begin

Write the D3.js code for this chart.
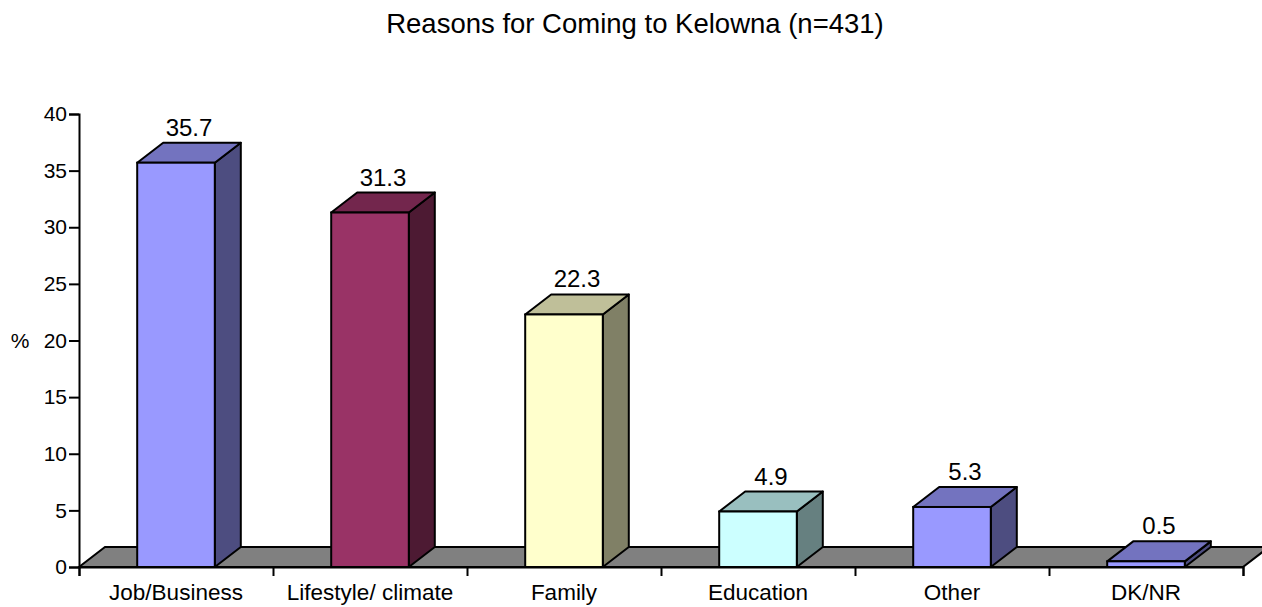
<!DOCTYPE html>
<html>
    <head>
        <script src="https://d3js.org/d3.v7.js"></script>
        <style>
            body{
                margin: 0;
                background: white;
            }
            text{
                font-family: 'Liberation Sans', Arial, sans-serif;
                fill: black;
            }
        </style>
    </head>
    <body>
        <div class='graph'>
            <script>
                const categories = ['Job/Business', 'Lifestyle/ climate', 'Family', 'Education', 'Other', 'DK/NR']
                const values = [35.7, 31.3, 22.3, 4.9, 5.3, 0.5]
                const frontColours = ['#9999FF', '#993366', '#FFFFCC', '#CCFFFF', '#9999FF', '#9999FF']
                const yTicks = [0, 5, 10, 15, 20, 25, 30, 35, 40]

                const w = 1262
                const h = 607
                const plotLeft = 79, plotRight = 1243, plotTop = 114, plotBottom = 567
                const depthX = 26, depthY = -20

                const svg = d3.select('.graph')
                        .append('svg')
                        .attr('width', w)
                        .attr('height', h)

                const x = d3.scaleBand()
                            .domain(categories)
                            .range([plotLeft, plotRight])
                            .paddingInner(0.6)
                            .paddingOuter(0.3)

                const y = d3.scaleLinear()
                            .domain([0, 40])
                            .range([plotBottom, plotTop])

                const shade = (c, k) => {
                    const col = d3.rgb(c)
                    return d3.rgb(col.r * k, col.g * k, col.b * k).formatHex()
                }

                // floor
                svg.append('path')
                    .attr('d', 'M' + plotLeft + ',' + plotBottom + 'L' + (plotLeft + depthX) + ',' + (plotBottom + depthY) +
                               'L' + (plotRight + depthX) + ',' + (plotBottom + depthY) + 'L' + plotRight + ',' + plotBottom + 'Z')
                    .style('fill', '#808080')
                    .style('stroke', 'black')
                    .style('stroke-width', 2)

                const bar = svg.selectAll('.bar')
                                .data(categories)
                                .enter()
                                .append('g')
                                .attr('class', 'bar')

                const bw = x.bandwidth()

                bar.append('path')
                    .attr('d', (d, i) => {
                        const x1 = x(d) + bw, yt = y(values[i])
                        return 'M' + x1 + ',' + plotBottom + 'L' + (x1 + depthX) + ',' + (plotBottom + depthY) +
                               'L' + (x1 + depthX) + ',' + (yt + depthY) + 'L' + x1 + ',' + yt + 'Z'
                    })
                    .style('fill', (d, i) => shade(frontColours[i], 0.5))
                    .style('stroke', 'black')
                    .style('stroke-width', 2)
                    .style('stroke-linejoin', 'round')

                bar.append('path')
                    .attr('d', (d, i) => {
                        const x0 = x(d), yt = y(values[i])
                        return 'M' + x0 + ',' + yt + 'L' + (x0 + depthX) + ',' + (yt + depthY) +
                               'L' + (x0 + bw + depthX) + ',' + (yt + depthY) + 'L' + (x0 + bw) + ',' + yt + 'Z'
                    })
                    .style('fill', (d, i) => shade(frontColours[i], 0.75))
                    .style('stroke', 'black')
                    .style('stroke-width', 2)
                    .style('stroke-linejoin', 'round')

                bar.append('rect')
                    .attr('x', d => x(d))
                    .attr('y', (d, i) => y(values[i]))
                    .attr('width', bw)
                    .attr('height', (d, i) => plotBottom - y(values[i]))
                    .style('fill', (d, i) => frontColours[i])
                    .style('stroke', 'black')
                    .style('stroke-width', 2)

                bar.append('text')
                    .attr('x', d => x(d) + bw / 2 + depthX / 2)
                    .attr('y', (d, i) => y(values[i]) + depthY - 7)
                    .attr('text-anchor', 'middle')
                    .style('font-size', '24px')
                    .text((d, i) => values[i].toFixed(1))

                // axes
                const yAxis = svg.append('g')
                    .attr('transform', 'translate(' + plotLeft + ',0)')
                    .call(d3.axisLeft(y).tickValues(yTicks).tickSize(10).tickPadding(2))
                yAxis.selectAll('text').style('font-size', '21px').attr('font-family', null)

                const xb = d3.scaleLinear().domain([0, categories.length]).range([plotLeft, plotRight])
                svg.append('g')
                    .attr('transform', 'translate(0,' + plotBottom + ')')
                    .call(d3.axisBottom(xb).ticks(categories.length).tickSize(9).tickFormat(''))

                svg.selectAll('.domain').style('stroke-width', 2)
                svg.selectAll('.tick line').style('stroke-width', 2)

                svg.append('g')
                    .selectAll('text')
                    .data(categories)
                    .enter()
                    .append('text')
                    .attr('x', d => x(d) + bw / 2)
                    .attr('y', 600)
                    .attr('text-anchor', 'middle')
                    .style('font-size', '22.5px')
                    .text(d => d)

                svg.append('text')
                    .attr('x', 20)
                    .attr('y', 348)
                    .attr('text-anchor', 'middle')
                    .style('font-size', '21px')
                    .text('%')

                svg.append('text')
                    .attr('x', 635)
                    .attr('y', 33)
                    .attr('text-anchor', 'middle')
                    .style('font-size', '27.5px')
                    .text('Reasons for Coming to Kelowna (n=431)')
            </script>
        </div>
    </body>
</html>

end

#### REQUIREMENTS
Restate the data word for word from its first line through the line with "30, 35, 40]", leaving out any picture along the way.

#### COMPLETED TASK
Write the D3.js code for this chart.
<!DOCTYPE html>
<html>
    <head>
        <script src="https://d3js.org/d3.v7.js"></script>
        <style>
            body{
                margin: 0;
                background: white;
            }
            text{
                font-family: 'Liberation Sans', Arial, sans-serif;
                fill: black;
            }
        </style>
    </head>
    <body>
        <div class='graph'>
            <script>
                const categories = ['Job/Business', 'Lifestyle/ climate', 'Family', 'Education', 'Other', 'DK/NR']
                const values = [35.7, 31.3, 22.3, 4.9, 5.3, 0.5]
                const frontColours = ['#9999FF', '#993366', '#FFFFCC', '#CCFFFF', '#9999FF', '#9999FF']
                const yTicks = [0, 5, 10, 15, 20, 25, 30, 35, 40]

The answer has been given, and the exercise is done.